The critical zone: second balls in midfield. Given the heat, neither team will sustain a high press for 90 minutes. The match will be decided by loose balls after aerial duels. Naft Maysan are statistically superior in second-ball recoveries (52% vs. Al Garraf’s 44%). That is a direct result of their aggressive, scrappy mentality. This is where they will win cheap free-kicks in dangerous areas.

Match Scenario and Prediction

Expect a cagey first 30 minutes, played at walking pace to conserve energy. Al Garraf will try to slow the game down, cycling possession between centre-backs. They want to draw Naft’s press and then bypass it with a single long diagonal. But Naft Maysan are too savvy for that trap. They will sit in a mid-block – not a high press – forcing Al Garraf to break them down through a crowded centre. That is something the home side cannot do. The first goal is everything. If Al Garraf score, Naft will gamble with a high line after the 60th minute, opening space for Jassim. But if Naft score first, Al Garraf’s fragile mentality will shatter, and a cascade of defensive errors could follow.
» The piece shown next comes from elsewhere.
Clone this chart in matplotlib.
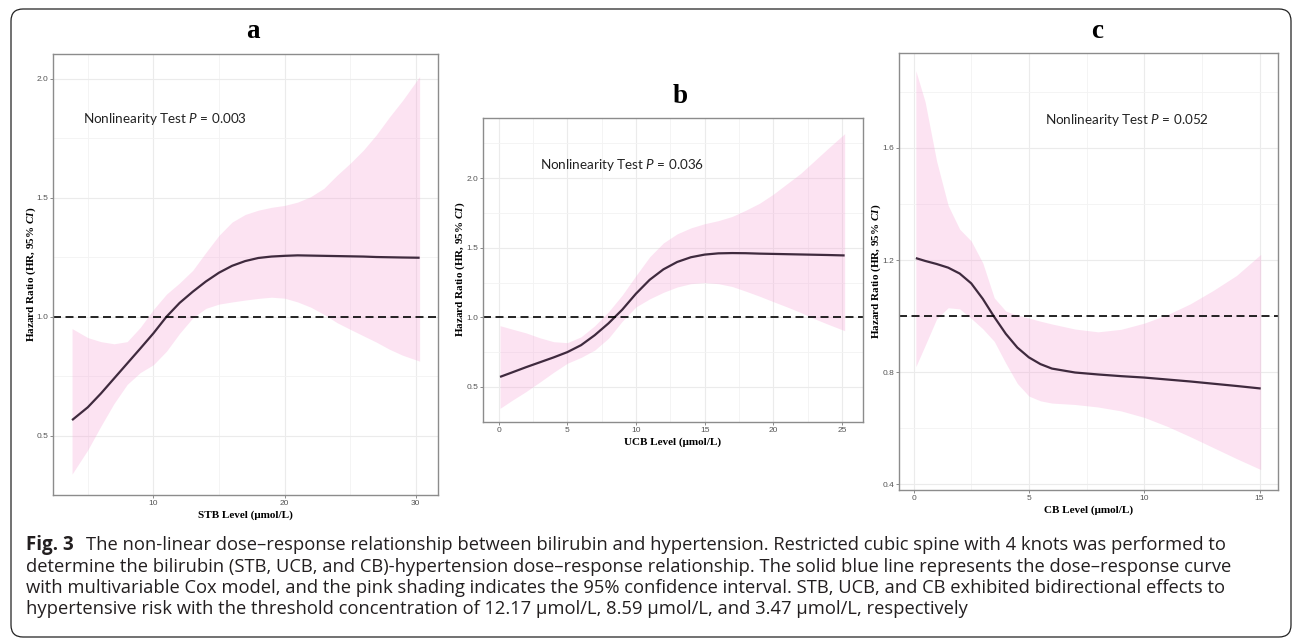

Prediction: The head-to-head history and Al Garraf’s inability to defend set-pieces point to one outcome. Naft Maysan will not lose this match. The smart money is on Both Teams to Score – Yes, as both defences have structural flaws. But the winner is likely the visitor. Correct score: Al Garraf 1 – 2 Naft Maysan. Total corners: Over 9.5, as both sides will resort to speculative crosses late on.

Final Thoughts

Forget tiki-taka. This match will be decided by who commits the first fatal error in their own half, and who has the legs to exploit it in the 85th minute. Al Garraf has the technical profile. Naft Maysan possesses the tactical clarity and the psychological edge. The sharp question this clash will answer is brutally simple: Does Al Garraf have the stomach for a relegation dogfight, or are they already resigned to the drop? My analysis points to the latter.